Once again PHearn , I think you’re quite correct , although to describe democracy thus is over egging it a tad but , the point is well made for here . Their (many of the respondents here) problem is that having been brought up with credit the children who respond here so angrily don’t seem to understand that it all has to be paid for somehow , sometime by somebody which will undoubtedly be , them and nobody else .
Get used to it , our benefits ; education , pensions and the “free” health service hasn’t been replicated anywhere else in a similar situatiaction , with good reason . It was the most wonderful concept in its time and perfectly affordable , but now ? Maybe if our private sector had really been world class and earned reall wealth , just maybe , but right now there’s little money in metal bashing and for some reason we seem to be ahead of the game in financial services so despite my natural antipathy let’s stop the childish sniping and agree that for the moment they’re just about our best hope .
As you rightly say , the next few years will be interesting indeed . As for “helicopter money” , saints preserve us , another slick title to put off tomorrow’s payback .
Awful init ? But still so much more comfortable and envied by most of the rest of this planet .
“the children who respond here so angrily don’t seem to understand that it all has to be paid for somehow , sometime by somebody which will undoubtedly be , them and nobody else”
Some of us “children” certainly do understand that. Perhaps that is why we are a little miffed about it.
“Our benefits ; education , pensions and the “free” health service hasn’t been replicated anywhere else in a similar situation, with good reason . It was the most wonderful concept in its time and perfectly affordable, but now?”
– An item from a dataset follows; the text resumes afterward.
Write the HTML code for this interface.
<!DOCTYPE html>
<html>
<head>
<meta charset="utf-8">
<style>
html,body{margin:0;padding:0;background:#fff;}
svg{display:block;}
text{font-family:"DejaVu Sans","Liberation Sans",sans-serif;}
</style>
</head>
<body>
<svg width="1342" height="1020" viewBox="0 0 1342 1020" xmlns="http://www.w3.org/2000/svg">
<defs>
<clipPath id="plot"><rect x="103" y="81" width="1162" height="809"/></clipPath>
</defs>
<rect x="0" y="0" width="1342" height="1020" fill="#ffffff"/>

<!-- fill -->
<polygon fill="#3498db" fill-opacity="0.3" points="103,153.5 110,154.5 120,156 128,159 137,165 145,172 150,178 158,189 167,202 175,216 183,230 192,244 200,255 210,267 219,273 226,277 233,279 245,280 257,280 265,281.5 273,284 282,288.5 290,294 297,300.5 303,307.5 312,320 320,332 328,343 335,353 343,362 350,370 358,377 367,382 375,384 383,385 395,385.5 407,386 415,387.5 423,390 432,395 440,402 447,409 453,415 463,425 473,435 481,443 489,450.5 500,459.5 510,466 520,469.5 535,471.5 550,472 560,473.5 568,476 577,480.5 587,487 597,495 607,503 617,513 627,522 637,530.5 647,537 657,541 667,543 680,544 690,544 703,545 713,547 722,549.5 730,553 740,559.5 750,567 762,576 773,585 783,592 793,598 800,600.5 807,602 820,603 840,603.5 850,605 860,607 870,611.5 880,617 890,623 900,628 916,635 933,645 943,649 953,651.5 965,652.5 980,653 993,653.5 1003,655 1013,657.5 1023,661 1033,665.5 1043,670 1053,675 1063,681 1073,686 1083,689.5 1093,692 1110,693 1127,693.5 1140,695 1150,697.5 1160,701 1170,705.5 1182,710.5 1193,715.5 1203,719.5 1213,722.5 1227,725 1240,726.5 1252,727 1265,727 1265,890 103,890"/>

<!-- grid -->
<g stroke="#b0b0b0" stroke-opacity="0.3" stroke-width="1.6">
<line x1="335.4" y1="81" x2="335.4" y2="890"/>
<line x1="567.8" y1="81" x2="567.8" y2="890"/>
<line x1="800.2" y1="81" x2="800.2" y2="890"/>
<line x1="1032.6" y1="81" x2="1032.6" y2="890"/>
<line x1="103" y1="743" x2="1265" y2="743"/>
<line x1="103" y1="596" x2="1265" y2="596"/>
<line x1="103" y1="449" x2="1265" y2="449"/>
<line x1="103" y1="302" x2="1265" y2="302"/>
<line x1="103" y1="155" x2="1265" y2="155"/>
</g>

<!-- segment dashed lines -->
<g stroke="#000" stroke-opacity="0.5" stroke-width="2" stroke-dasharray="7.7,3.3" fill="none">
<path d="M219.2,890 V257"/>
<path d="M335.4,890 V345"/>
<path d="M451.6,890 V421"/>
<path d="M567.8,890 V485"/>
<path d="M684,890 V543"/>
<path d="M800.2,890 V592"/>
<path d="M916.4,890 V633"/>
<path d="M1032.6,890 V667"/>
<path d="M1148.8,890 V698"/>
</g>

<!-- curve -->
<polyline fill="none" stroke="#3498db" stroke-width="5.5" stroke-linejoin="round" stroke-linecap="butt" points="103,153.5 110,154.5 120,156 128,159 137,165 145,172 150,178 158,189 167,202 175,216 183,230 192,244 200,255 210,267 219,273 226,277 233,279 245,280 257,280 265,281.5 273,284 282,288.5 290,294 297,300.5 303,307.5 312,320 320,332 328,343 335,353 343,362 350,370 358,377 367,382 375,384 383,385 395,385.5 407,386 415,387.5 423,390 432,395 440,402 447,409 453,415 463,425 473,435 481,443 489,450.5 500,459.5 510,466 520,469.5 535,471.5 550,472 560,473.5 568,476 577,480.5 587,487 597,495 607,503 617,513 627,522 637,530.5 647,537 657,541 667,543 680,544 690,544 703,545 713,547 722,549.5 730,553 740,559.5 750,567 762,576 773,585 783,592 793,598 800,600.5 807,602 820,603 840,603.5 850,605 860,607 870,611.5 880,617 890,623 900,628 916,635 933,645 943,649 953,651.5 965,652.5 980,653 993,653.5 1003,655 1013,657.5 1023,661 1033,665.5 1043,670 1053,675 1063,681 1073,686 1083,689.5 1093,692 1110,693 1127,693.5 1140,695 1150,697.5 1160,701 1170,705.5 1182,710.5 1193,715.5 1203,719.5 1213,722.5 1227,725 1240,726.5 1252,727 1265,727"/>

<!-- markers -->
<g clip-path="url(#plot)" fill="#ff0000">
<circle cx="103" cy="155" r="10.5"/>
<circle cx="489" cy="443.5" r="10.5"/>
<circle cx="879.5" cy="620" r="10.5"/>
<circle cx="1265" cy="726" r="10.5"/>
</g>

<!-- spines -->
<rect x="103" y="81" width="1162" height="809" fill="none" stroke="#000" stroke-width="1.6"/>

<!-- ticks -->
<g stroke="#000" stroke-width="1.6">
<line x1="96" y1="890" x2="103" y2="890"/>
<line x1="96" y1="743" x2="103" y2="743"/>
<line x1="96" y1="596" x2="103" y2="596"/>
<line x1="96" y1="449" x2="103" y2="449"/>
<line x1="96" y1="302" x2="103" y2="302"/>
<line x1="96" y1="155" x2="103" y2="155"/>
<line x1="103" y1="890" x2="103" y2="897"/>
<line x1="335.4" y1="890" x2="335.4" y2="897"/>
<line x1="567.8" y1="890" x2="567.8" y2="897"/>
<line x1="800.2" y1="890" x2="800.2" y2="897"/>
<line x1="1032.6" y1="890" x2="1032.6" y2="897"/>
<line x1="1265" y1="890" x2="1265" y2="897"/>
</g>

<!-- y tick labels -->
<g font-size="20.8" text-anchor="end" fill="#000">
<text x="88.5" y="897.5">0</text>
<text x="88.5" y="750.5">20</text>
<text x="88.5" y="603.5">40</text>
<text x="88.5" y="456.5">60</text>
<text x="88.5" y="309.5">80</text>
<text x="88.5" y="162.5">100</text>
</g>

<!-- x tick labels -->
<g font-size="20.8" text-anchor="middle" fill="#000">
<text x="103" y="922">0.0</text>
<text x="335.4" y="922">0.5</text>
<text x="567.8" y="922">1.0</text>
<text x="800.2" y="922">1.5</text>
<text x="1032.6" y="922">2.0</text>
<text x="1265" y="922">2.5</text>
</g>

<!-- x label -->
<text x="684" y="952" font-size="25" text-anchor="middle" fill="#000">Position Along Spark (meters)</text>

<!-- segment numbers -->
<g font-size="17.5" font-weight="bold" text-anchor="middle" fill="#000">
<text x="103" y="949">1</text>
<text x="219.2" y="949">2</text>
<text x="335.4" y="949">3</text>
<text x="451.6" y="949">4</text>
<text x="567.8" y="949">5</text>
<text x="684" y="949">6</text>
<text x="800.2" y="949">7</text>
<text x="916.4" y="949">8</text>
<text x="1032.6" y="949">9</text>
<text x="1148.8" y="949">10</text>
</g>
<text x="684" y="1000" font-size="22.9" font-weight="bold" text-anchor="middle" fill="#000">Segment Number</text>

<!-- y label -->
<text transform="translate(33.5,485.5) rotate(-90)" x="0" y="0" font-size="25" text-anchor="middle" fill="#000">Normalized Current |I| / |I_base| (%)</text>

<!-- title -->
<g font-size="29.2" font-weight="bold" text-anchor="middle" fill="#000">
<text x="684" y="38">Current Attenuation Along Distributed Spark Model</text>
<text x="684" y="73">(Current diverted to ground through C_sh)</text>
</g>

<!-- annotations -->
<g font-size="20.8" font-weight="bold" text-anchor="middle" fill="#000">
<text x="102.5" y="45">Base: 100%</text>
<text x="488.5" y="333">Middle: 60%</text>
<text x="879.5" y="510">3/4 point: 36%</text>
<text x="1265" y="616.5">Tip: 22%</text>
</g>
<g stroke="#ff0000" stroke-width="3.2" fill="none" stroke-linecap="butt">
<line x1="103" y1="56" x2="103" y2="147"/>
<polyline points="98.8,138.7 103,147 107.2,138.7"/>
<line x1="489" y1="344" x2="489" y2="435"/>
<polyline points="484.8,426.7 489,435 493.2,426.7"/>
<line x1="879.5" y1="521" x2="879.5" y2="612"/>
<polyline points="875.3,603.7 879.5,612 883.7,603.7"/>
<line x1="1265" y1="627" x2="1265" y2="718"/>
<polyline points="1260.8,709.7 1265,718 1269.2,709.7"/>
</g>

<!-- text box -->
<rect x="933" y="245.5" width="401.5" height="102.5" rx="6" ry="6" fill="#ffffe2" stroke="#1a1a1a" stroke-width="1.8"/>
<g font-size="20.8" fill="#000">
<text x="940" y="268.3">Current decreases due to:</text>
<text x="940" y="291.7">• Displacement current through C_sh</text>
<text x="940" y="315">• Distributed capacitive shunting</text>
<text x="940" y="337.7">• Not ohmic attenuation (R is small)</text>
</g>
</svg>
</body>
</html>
One of the things that made it so affordable back when it started was surely because it didn’t need to pay for that much. Most people died soon after retirement and it isn’t too much of an exaggeration to say that healthcare was closer to occasional brow-mopping as you waited to expire than the expensive, often pre-emptive, technological marvel it is today.
Unfortunately, over the last this system has been too successful to allow us to continue to afford it. The better healthcare and education that my parents’ generation enjoyed over their own parents generation leaves a majority of them embarking on a long retirement, expensively supported by the NHS.
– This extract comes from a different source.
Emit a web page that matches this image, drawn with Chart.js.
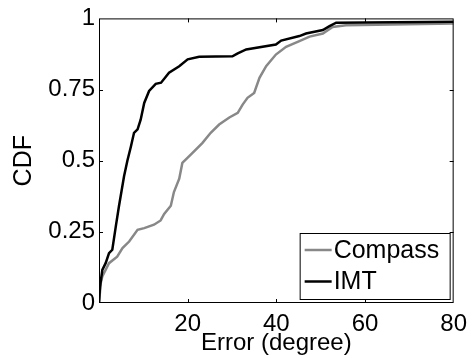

In many ways I find it difficult to begrudge them this. As you say David, the system was wonderful and my parents’ generation has planned to live with it and not without it in their dotage. But successive governments and electorates have failed to acknowledge until recently that we are getting out of our depth. I’ve seen stats on this blog suggesting that we are already spending 10% of GDP on state pensions, which only gives individuals a fairly paltry allowance. This number, along with the NHS bill, will only grow.
I don’t really want to see the end of all this, particularly (substantially) free at the point of care healthcare, though I am open minded about how it could be provided. It is clear that more taxes will need to be collected to pay for it. It means I’ll have a higher tax-bill. I’ll live and I’ll belly-ache but on balance it’s better than the alternative.
What would be nice though, would be if the protected class of today’s and near-future pensioners, who despite low interest rates have done better out of the last few years than other population cohorts, would accept some higher taxes too, perhaps by reducing or eliminating their income tax discount which comes from not having to pay National “Insurance”; share the pain, a little.
If we can’t raise some more money to pay for it (and I would doubt that it can come only from GDP growth, even on the most optimistic of projections), there is a real danger that the “cradle to the grave” promise will be all to literal. State pensions and much more worryingly, a free healthcare system, could be buried with those that were born around the time of the NHS’s inception.